Anadil konusunda TBMM’de yaptığımız konuşmayı hatırlatmak isteriz, sen hangi dilde ne konuşacaksın arkadaş.
Millet birliğini bütünlüğünü konuşacaksın, Türkçe değil istersen Ugandaca konuş başımın üstünde yerin var yok ayrılığı terörü mü konuşacaksın.
İstersen Türkçe konuş zararlısın.
Kendi silahını ne araç gereçlerini kendisi üreterek güçlendirecek silahlı kuvvetlerimiz teröre destek veren siyonist ve haçlı çevrelerini caydıracaktır.

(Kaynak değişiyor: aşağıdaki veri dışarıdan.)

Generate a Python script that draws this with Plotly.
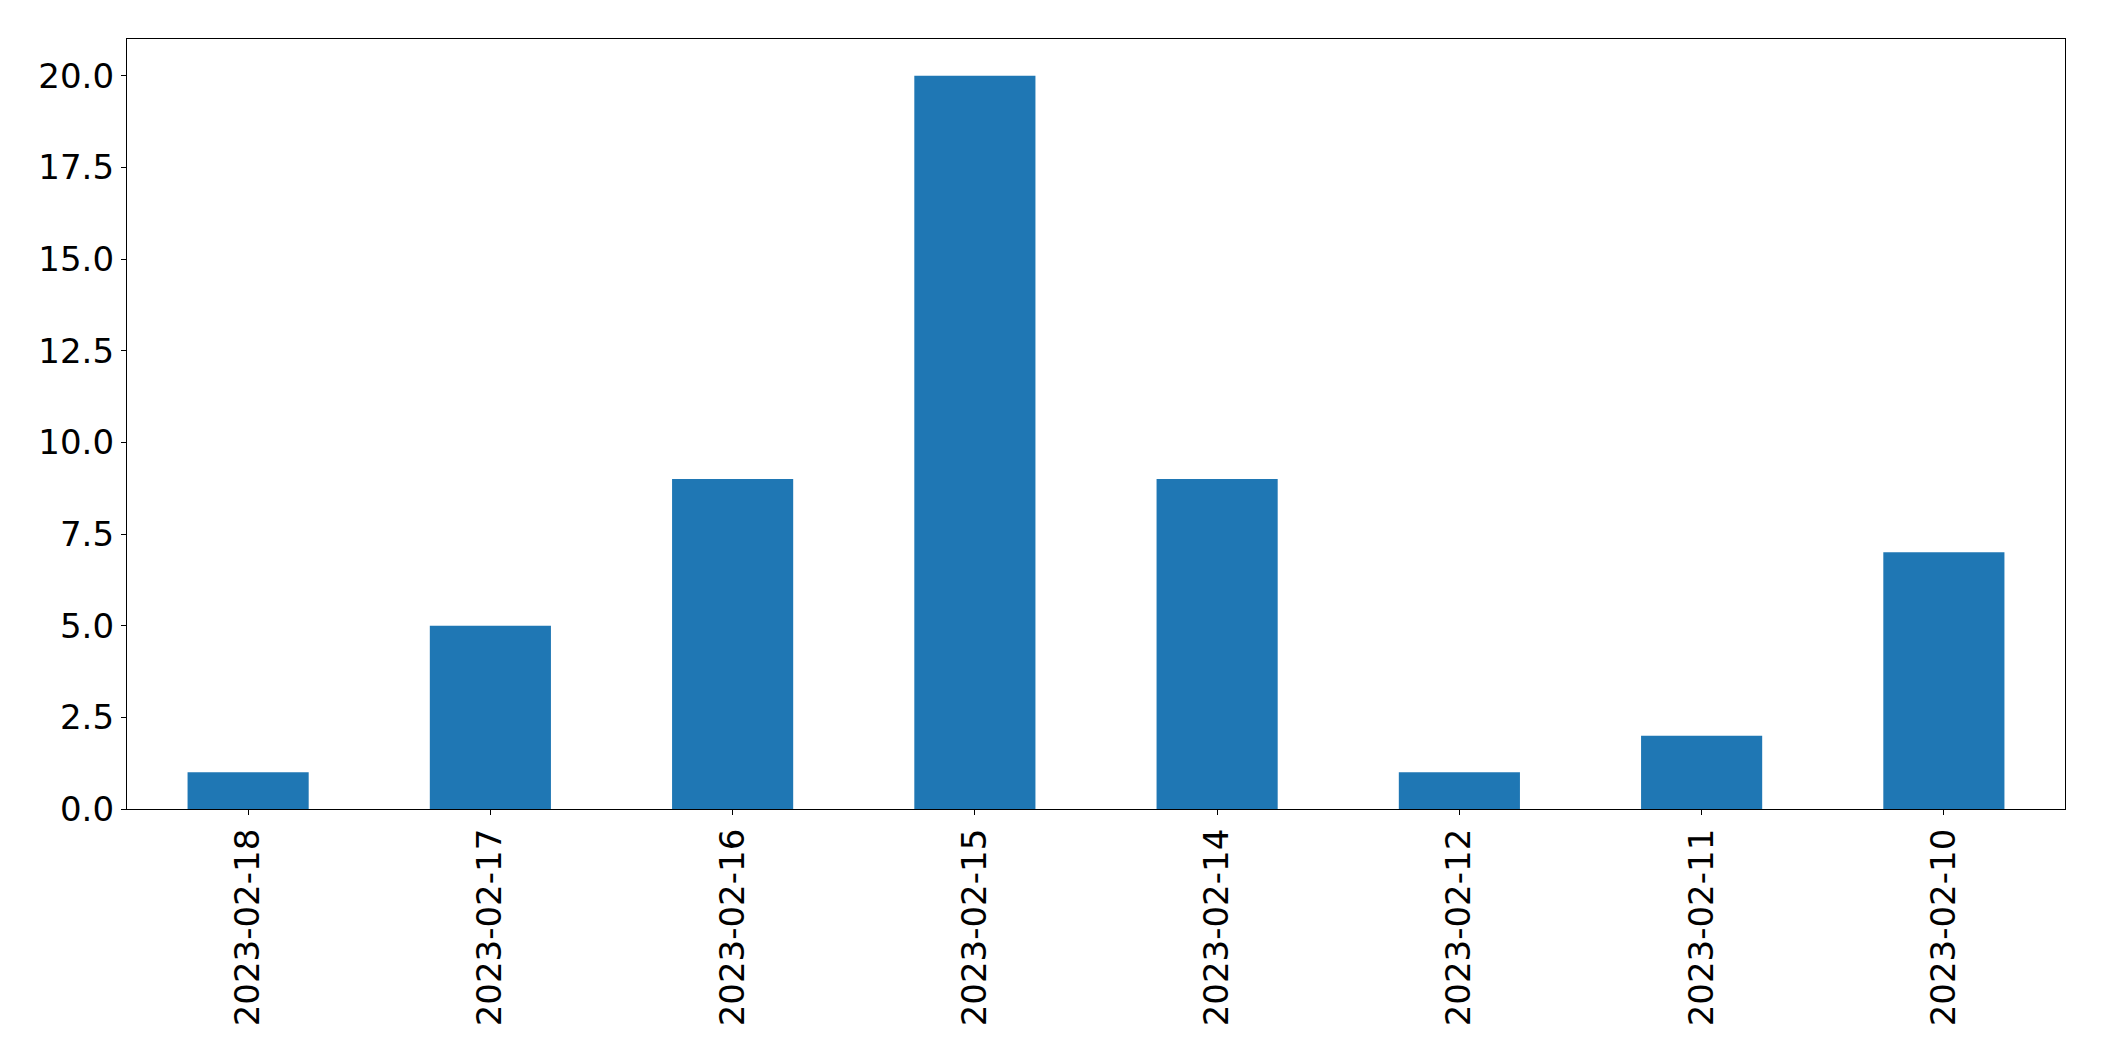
import plotly.graph_objects as go

categories = ["2023-02-18", "2023-02-17", "2023-02-16", "2023-02-15",
              "2023-02-14", "2023-02-12", "2023-02-11", "2023-02-10"]
values = [1, 5, 9, 20, 9, 1, 2, 7]
y_ticks = [0, 2.5, 5, 7.5, 10, 12.5, 15, 17.5, 20]

fig = go.Figure(go.Bar(x=categories, y=values, marker_color="#1f77b4",
                       marker_line_width=0, width=0.5))

font = dict(family="DejaVu Sans", size=34, color="black")
fig.update_layout(
    width=2096, height=1053,
    margin=dict(l=119, r=39, t=31, b=252),
    paper_bgcolor="white", plot_bgcolor="white",
    showlegend=False, font=font,
)
fig.update_xaxes(type="category", range=[-0.5, 7.5], tickangle=-90,
                 showline=True, linecolor="black", linewidth=1.3, mirror=True,
                 ticks="outside", ticklen=5, tickwidth=1.3, tickcolor="black",
                 showgrid=False, tickfont=font)
fig.update_yaxes(range=[0, 21], tickvals=y_ticks, tickformat=".1f",
                 showline=True, linecolor="black", linewidth=1.3, mirror=True,
                 ticks="outside", ticklen=5, tickwidth=1.3, tickcolor="black",
                 showgrid=False, zeroline=False, tickfont=font)

fig.write_html("out.html")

Başta Aselsan, Tümosan, Taksan olmak üzere birçok temel tesisleri üretime geçirip çığır açtık maalesef bunlar bizden sonra devam ettirilmedi satıldı. ,
Ücretlere getirdiğimiz eşelmobil sistemi ile işçiye, emekliye, memura adil ücret sisteminin ve yaptığımız büyük artışların terörün önlemesinde büyük etkileri olmuştur.
Takdir edersiniz ki bunları koalisyon hükümetleri döneminde gerçekleştirdik.
Yıllarca iktidarda olanlara bakın ve bu yapılanları öyle değerlendirin.
Netice olarak teröristlerle pazarlık terörü sona erdirir gibi gözükse de yeniden ve daha şiddetli olarak başka isimlerde kısa sürede yine başımıza bela olacaktır.
Kesin çözüm milli görüşün baştan beri söylediğimiz politikalarına dönmekten başka çaresi yoktur” dedi.